Orcas roam about in groups referred to as pods, and we encountered both the K and J pods during our outing. Overall, we witnessed six full breaches, and too numerous partial breaches and fin and tail slaps to count.
It was an incredible and magical day!
Our stay in Victoria passed quickly and did not allow time to explore all that Victoria has to offer, including Butchart Gardens. Gladly, we would have another opportunity to revisit the city three weeks later.
The immensity of Mt Rainier dominates the landscape from every approachable vantage point.
After connecting up with US-12 in Yakima, we entered the park’s east border via state highway 410.
The 14k+ mountain also dominates its national park. Within the park, it is not possible to traverse around the mountain by car. Getting from one area to another takes time and planning.
After much research, we chose White River Campground located more centrally within the park along the northeast facing slope.
White River Campground
White River offers convenient access to the hiking trails that attracted us. Plus, it sprawls along the bank of the White River, a raging storm of a river furiously fed by three glaciers.
We loved the non-stop sound of water forcing its way down Rainier’s slope, tossing boulders out of its way.
Because White River campsites are issued on a first-come-first-serve basis, we had a “Plan B” reservation at a campground an hour and half away in the southern end of the park.
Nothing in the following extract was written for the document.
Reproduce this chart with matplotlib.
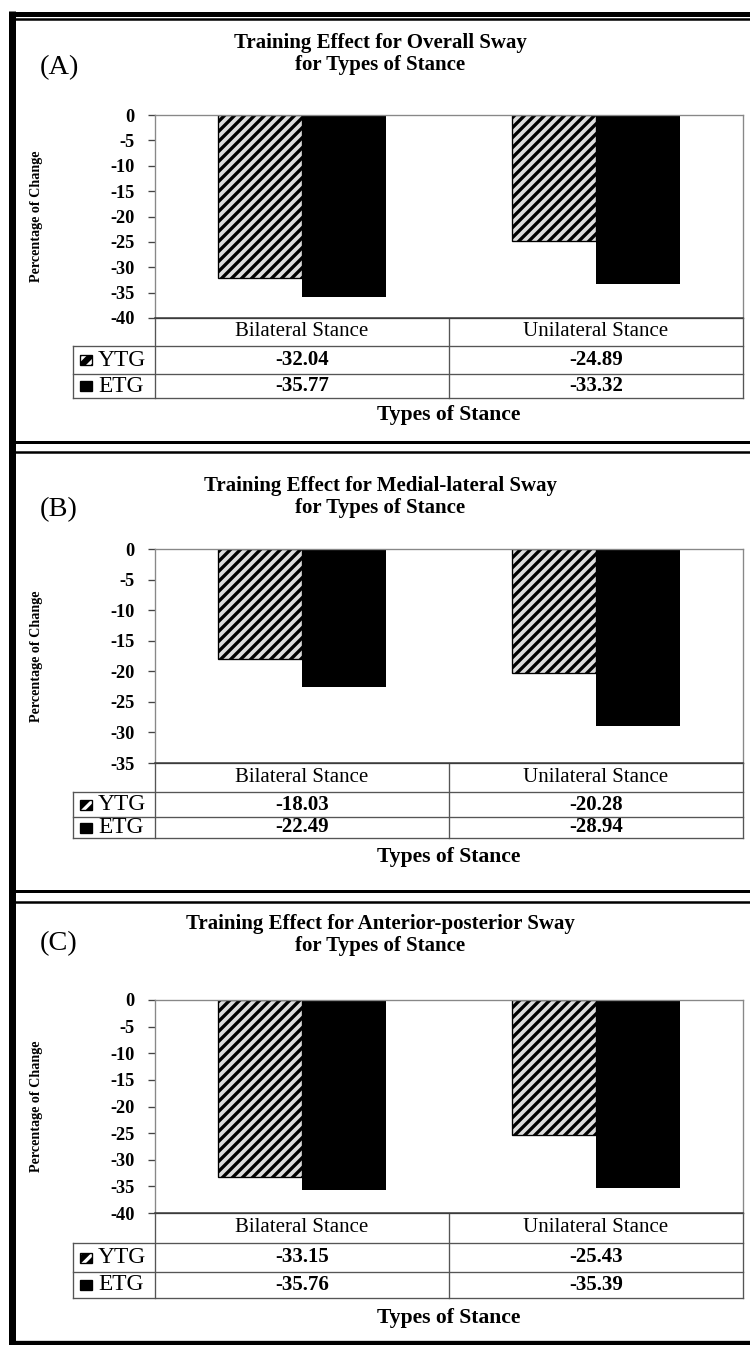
import matplotlib
matplotlib.use("Agg")
import matplotlib.pyplot as plt
import numpy as np
from matplotlib.patches import Rectangle

plt.rcParams["font.family"] = ["Liberation Serif", "DejaVu Serif"]
plt.rcParams["hatch.linewidth"] = 2.0

# data
stances = ["Bilateral Stance", "Unilateral Stance"]
groups = ["YTG", "ETG"]
panel_labels = ["(A)", "(B)", "(C)"]
titles = [
    "Training Effect for Overall Sway\nfor Types of Stance",
    "Training Effect for Medial-lateral Sway\nfor Types of Stance",
    "Training Effect for Anterior-posterior Sway\nfor Types of Stance",
]
ytg_overall = [-32.04, -24.89]
etg_overall = [-35.77, -33.32]
ytg_ml = [-18.03, -20.28]
etg_ml = [-22.49, -28.94]
ytg_ap = [-33.15, -25.43]
etg_ap = [-35.76, -35.39]
y_floor = [-40, -35, -40]
x_label = "Types of Stance"
y_label = "Percentage of Change"

series = [(ytg_overall, etg_overall), (ytg_ml, etg_ml), (ytg_ap, etg_ap)]

# layout in pixels (top origin)
W, H = 750, 1345
DPI = 120
PX_LEFT, PX_RIGHT, KEY_LEFT = 155, 743, 73
layout = [
    dict(title_y=54, label_y=68, ax_top=115, ax_bot=318, rows=[318, 346, 374, 398], types_y=415),
    dict(title_y=497, label_y=510, ax_top=549, ax_bot=763, rows=[763, 792, 817, 838], types_y=857),
    dict(title_y=935, label_y=944, ax_top=1000, ax_bot=1213, rows=[1213, 1243, 1272, 1298], types_y=1318),
]

fig = plt.figure(figsize=(W / DPI, H / DPI), dpi=DPI)
bg = fig.add_axes([0, 0, 1, 1], zorder=0)
bg.set_xlim(0, W)
bg.set_ylim(H, 0)
bg.axis("off")

# outer frame and separators
bg.plot([11.5, 11.5], [11, H], color="black", lw=4.2, solid_capstyle="butt")
for y, lw in [(13.5, 3.0), (19, 1.5), (441.5, 1.8), (452, 1.5), (891, 1.8), (901.5, 1.5), (1343, 2.6)]:
    bg.plot([9, W], [y, y], color="black", lw=lw, solid_capstyle="butt")

line_c = "#555555"
col_w = (PX_RIGHT - PX_LEFT) / len(stances)
col_centers = [PX_LEFT + col_w * (i + 0.5) for i in range(len(stances))]
bar_w = 0.286
x = np.arange(len(stances))

for i, (ytg, etg) in enumerate(series):
    L = layout[i]
    ax = fig.add_axes([PX_LEFT / W, 1 - L["ax_bot"] / H,
                       (PX_RIGHT - PX_LEFT) / W, (L["ax_bot"] - L["ax_top"]) / H], zorder=2)
    ax.bar(x - bar_w / 2, ytg, bar_w, align="center", facecolor="#dcdcdc",
           edgecolor="black", hatch="////", lw=0.8)
    ax.bar(x + bar_w / 2, etg, bar_w, align="center", color="black")
    ax.set_xlim(-0.5, len(stances) - 0.5)
    ax.set_ylim(y_floor[i], 0)
    ticks = np.arange(y_floor[i], 1, 5)
    ax.set_yticks(ticks)
    ax.set_yticklabels([str(v) for v in ticks], fontsize=11, fontweight="bold")
    ax.set_xticks([])
    ax.tick_params(axis="y", length=4, width=0.8, color="#444444", pad=8)
    for side in ["left", "top", "right"]:
        ax.spines[side].set_color("#888888")
        ax.spines[side].set_linewidth(0.8)
    ax.spines["bottom"].set_color("#333333")
    ax.spines["bottom"].set_linewidth(0.9)
    ax.set_ylabel(y_label, fontsize=8.5, fontweight="bold")
    ax.yaxis.set_label_coords(-(PX_LEFT - 43) / (PX_RIGHT - PX_LEFT), 0.5)

    # title and panel letter
    bg.text(380, L["title_y"], titles[i], ha="center", va="center",
            fontsize=12.5, fontweight="bold", linespacing=1.1)
    bg.text(40, L["label_y"], panel_labels[i], ha="left", va="center", fontsize=17)

    # data table under the bars
    r = L["rows"]
    bg.plot([PX_LEFT, PX_RIGHT], [r[0], r[0]], color=line_c, lw=0.8)
    for y in r[1:]:
        bg.plot([KEY_LEFT, PX_RIGHT], [y, y], color=line_c, lw=0.8)
    bg.plot([KEY_LEFT, KEY_LEFT], [r[1], r[3]], color=line_c, lw=0.8)
    bg.plot([PX_LEFT, PX_LEFT], [r[0], r[3]], color=line_c, lw=0.8)
    bg.plot([PX_LEFT + col_w, PX_LEFT + col_w], [r[0], r[3]], color=line_c, lw=0.8)
    bg.plot([PX_RIGHT, PX_RIGHT], [r[0], r[3]], color=line_c, lw=0.8)

    for c, name in enumerate(stances):
        bg.text(col_centers[c], (r[0] + r[1]) / 2, name, ha="center", va="center", fontsize=12.5)
        bg.text(col_centers[c], (r[1] + r[2]) / 2, f"{ytg[c]:.2f}", ha="center", va="center",
                fontsize=12.5, fontweight="bold")
        bg.text(col_centers[c], (r[2] + r[3]) / 2, f"{etg[c]:.2f}", ha="center", va="center",
                fontsize=12.5, fontweight="bold")

    for g, name in enumerate(groups):
        yc = (r[g + 1] + r[g + 2]) / 2
        if g == 0:
            bg.add_patch(Rectangle((80, yc - 5), 12, 10, facecolor="black", edgecolor="white",
                                   hatch="///", lw=0))
        bg.add_patch(Rectangle((80, yc - 5), 12, 10, facecolor="black" if g else "none",
                               edgecolor="black", lw=0.8))
        bg.text(98, yc, name, ha="left", va="center", fontsize=14)

    bg.text(PX_LEFT + col_w, L["types_y"], x_label, ha="center", va="center",
            fontsize=13, fontweight="bold")

fig.savefig("out.png", dpi=DPI)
We were able to cancel that reservation after securing site D17…
Loop D, Site 17 – White River Campground
located directly across from the Glacier Basin Trailhead and a short walk to the Wonderland Trail.
The nearest supply and grocery store is 25 miles away in the community of Greenwater.
Glacier Basin Trail
From our campsite, we followed Glacier Basin Trail into a thick grove of fir trees and past numerous creeks and waterfalls.
Just shy of a mile, we veered onto the Emmons Moraine Trail: a one-mile (roundtrip) excursion overlooking Emmons Glacier and a beautiful glacial lake.
Instead of trekking the additional 2.2 miles to Glacier Basin, we headed back to camp for lunch and a nap (I was fighting a cold).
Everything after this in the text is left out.